We should be furious about the damage that state capture has done to the constitutional state but, at the same time, we should be heartened by the fight-back from people in government, the opposition parties, trade unions, media, civil society and citizens.

The Gupta-Zuma network came mighty close to total control, and who knows how long it will take to undo all the damage. The crippled law enforcement agencies are but one example. Think of the billions it will take to put together what has been undone in the state-owned enterprises.

But the final diagnosis should be that the cancer was not terminal. South Africa will survive this. We will each in our roles learn to better protect the constitutional state.

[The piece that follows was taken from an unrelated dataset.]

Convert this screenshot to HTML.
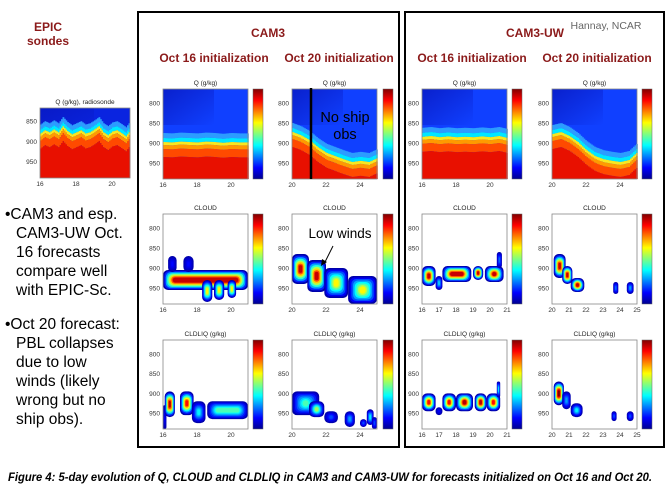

In The Eighteenth Brumaire of Louis Napoleon, Karl Marx wrote: “Men make their own history, but they do not make it as they please; they do not make it under self-selected circumstances, but under circumstances existing already, given and transmitted from the past. The tradition of all dead generations weighs like a nightmare on the brains of the living.”

There is something of that wish to remake the South African circumstance in the insistence that Bell Pottinger somehow brought upon us our realities of racialised poverty and inequality, or that its work has unravelled the fabric of our society. There is a difference between acknowledging the South African burden and cynically exploiting it for narrow gain.

As long as this reality persists, an opportunity for the greedy and the unscrupulous to exploit will remain. Like all good liars, Bell Pottinger started off with an obvious truth. We ought not to succumb to the allure of the easy idea that solving state capture means doing nothing about the fact that our economy remains concentrated in the hands of the few, that blackness somehow still means poverty. The imperatives of redress and transformation remain.

Just as the state capture project has been a disaster for Bell Pottinger, it will ultimately prove to be a disaster for the ANC. The fact that state capture was a factional project, that it was birthed in the party and came to consume its abilities in government and society, is the ultimate indictment. There is no hand on the tiller and this is evident to the voting public.

We pursue an ideal of a nonracial, nonsexist society of equal opportunity, but the enormity of the legacy of colonialism and apartheid in our mortal imaginations damns this to be a futile pursuit.

Each tiny step forward towards our goal is inevitably measured against the impossibly long road that lies ahead.

We wrote a good Constitution, but the ANC, the political formation that was entrusted by the electorate to realise its vision, has brought upon us monstrosities such as Marikana, Esidimeni, Glebelands and state capture.

But the ANC’s failures needn’t be ours. We have to push forwards. Backwards is not an option. This is our struggle now.

The good news is that South Africans have chosen to go forwards. That choice is evident in the rejection of state capture from all quarters of our society. The DA should not have drawn the conclusion that Bell Pottinger broke us. It may not be evident now but the PR campaign ultimately backfired: the company has only served to prove that the democratic project belongs to all South Africans.